Als einzige afrikanische Präsidentin eines Schachverbandes nehmen Sie eine Vorbildfunktion ein. Gibt es jemanden, den Sie Ihrerseits bewundern?
Innerhalb der Schachwelt ist es Susan Polgar. Nicht weil sie den gleichen Vornamen trägt, sondern weil ich sie sehr spannend finde.

Warum nicht Judit, sondern Susan?
[Lacht]: Ich weiß nicht, ich mag einfach Susan.

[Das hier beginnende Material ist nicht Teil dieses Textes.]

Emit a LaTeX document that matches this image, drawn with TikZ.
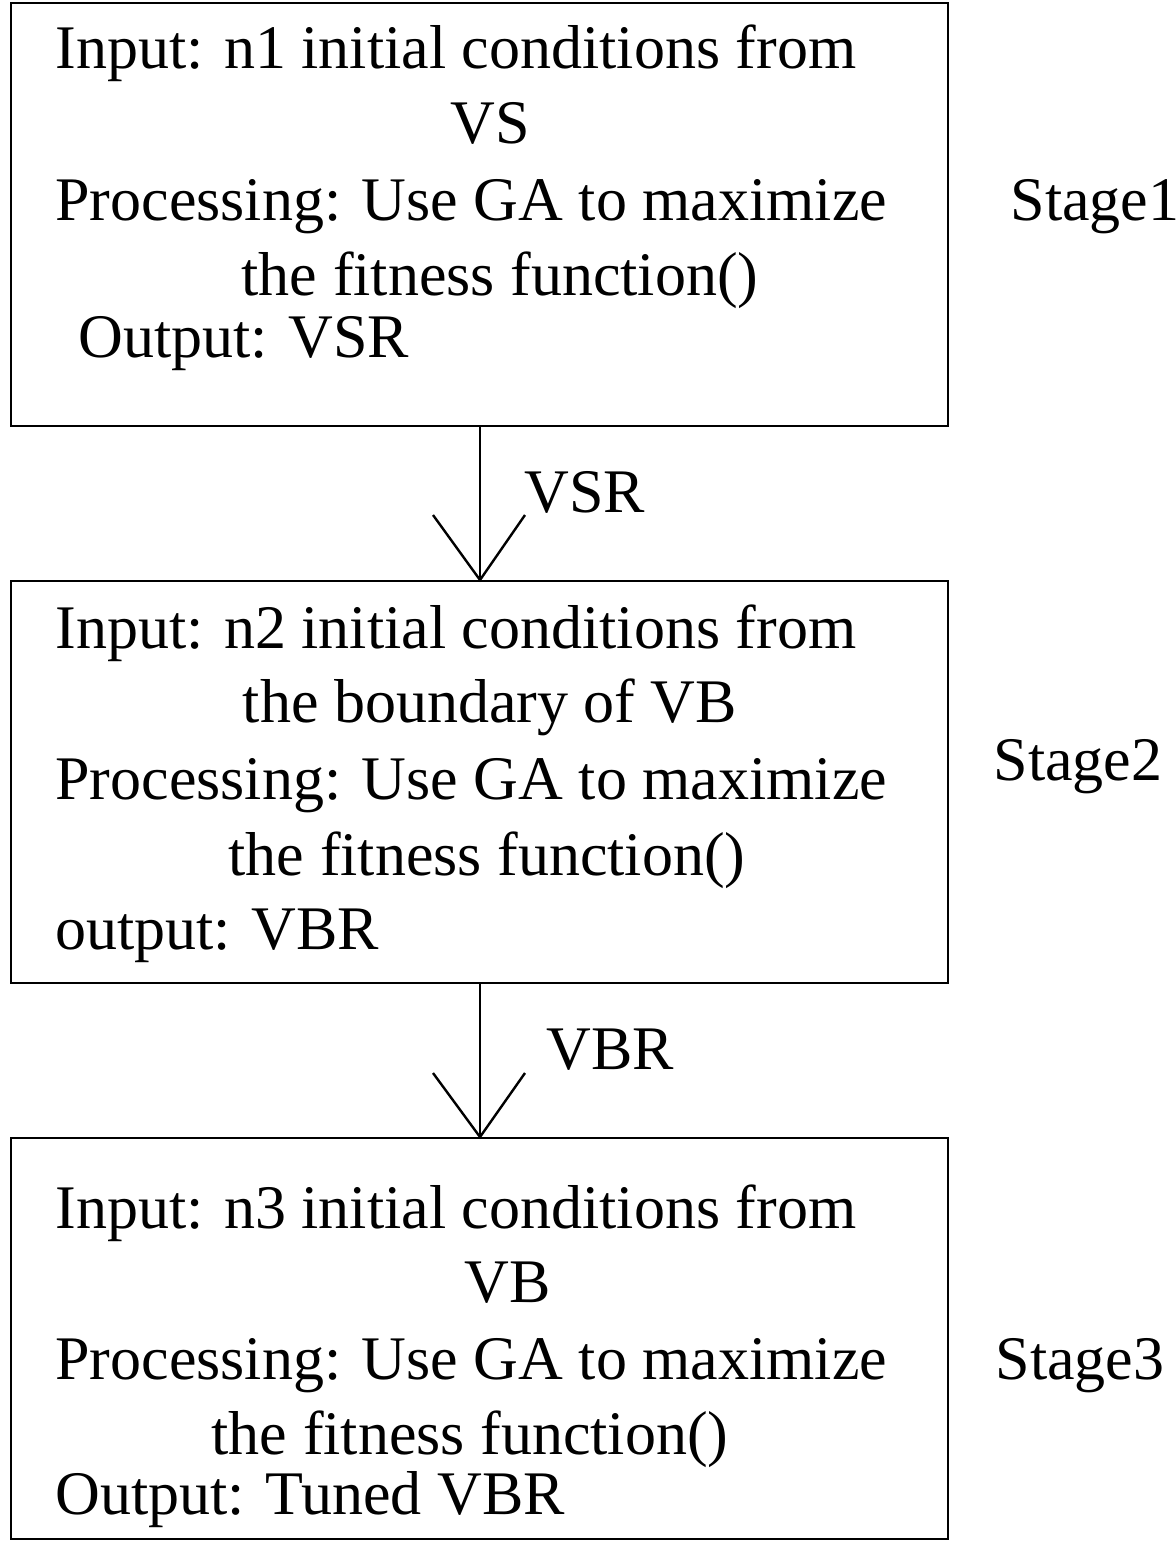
\documentclass[tikz,border=0pt]{standalone}
\usepackage{fontspec}
\setmainfont{Liberation Serif}
\begin{document}
\begin{tikzpicture}[x=0.5pt,y=-0.5pt,
  box/.style={draw,line width=1.2pt},
  txt/.style={font=\fontsize{31}{37}\selectfont,inner sep=0pt},
  conn/.style={line width=1.2pt}]
\useasboundingbox (0,0) rectangle (1176,1542);
% boxes
\node[box,minimum width=468.5pt,minimum height=211.5pt,anchor=north west] (b1) at (10,2) {};
\node[box,minimum width=468.5pt,minimum height=201pt,anchor=north west] (b2) at (10,580) {};
\node[box,minimum width=468.5pt,minimum height=200.5pt,anchor=north west] (b3) at (10,1137) {};
% box 1 text
\node[txt,anchor=base west] (t11) at (55,68) {Input: n1 initial conditions from};
\node[txt,anchor=base] (t12) at (490,143) {VS};
\node[txt,anchor=base west] (t13) at (55,220) {Processing: Use GA to maximize};
\node[txt,anchor=base] (t14) at (500,295) {the fitness function()};
\node[txt,anchor=base west] (t15) at (78,357) {Output: VSR};
% box 2 text
\node[txt,anchor=base west] (t21) at (55,648) {Input: n2 initial conditions from};
\node[txt,anchor=base] (t22) at (490,722) {the boundary of VB};
\node[txt,anchor=base west] (t23) at (55,799) {Processing: Use GA to maximize};
\node[txt,anchor=base] (t24) at (487,875) {the fitness function()};
\node[txt,anchor=base west] (t25) at (55,949) {output: VBR};
% box 3 text
\node[txt,anchor=base west] (t31) at (55,1228) {Input: n3 initial conditions from};
\node[txt,anchor=base] (t32) at (508,1302) {VB};
\node[txt,anchor=base west] (t33) at (55,1379) {Processing: Use GA to maximize};
\node[txt,anchor=base] (t34) at (470,1454) {the fitness function()};
\node[txt,anchor=base west] (t35) at (55,1514) {Output: Tuned VBR};
% stage labels
\node[txt,anchor=base] (s1) at (1095,220) {Stage1};
\node[txt,anchor=base] (s2) at (1078,780) {Stage2};
\node[txt,anchor=base] (s3) at (1080,1379) {Stage3};
% connectors
\coordinate (a1) at (480,580);
\coordinate (a2) at (480,1137);
\draw[conn] (480,425) coordinate (o1) -- (a1);
\draw[conn] (433,515) -- (a1) -- (525,515);
\draw[conn] (480,982) coordinate (o2) -- (a2);
\draw[conn] (433,1073) -- (a2) -- (525,1073);
\node[txt,anchor=base] (l1) at (585,512) {VSR};
\node[txt,anchor=base] (l2) at (610,1069) {VBR};
\end{tikzpicture}
\end{document}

Es liegt bestimmt am Vornamen, geben Sie es ruhig zu…
Ja mag sein, vielleicht liegt es doch daran. Wahrscheinlich weiß sie es nicht, aber sie inspiriert mich wirklich. Und auch sonst gibt es viele tolle Frauen da draußen. Man muss sich einfach nur umsehen. Aber ich bin auch dankbar für alle Männer, die uns Frauen unterstützen. Schauen Sie sich die Queen of Katwe an: ohne männlichen Beistand wäre sie völlig hilflos gewesen.

…sagt die Queen of Lilongwe. Vielen Dank für das Interview und für Ihr großartiges Engagement, Susan Namangale!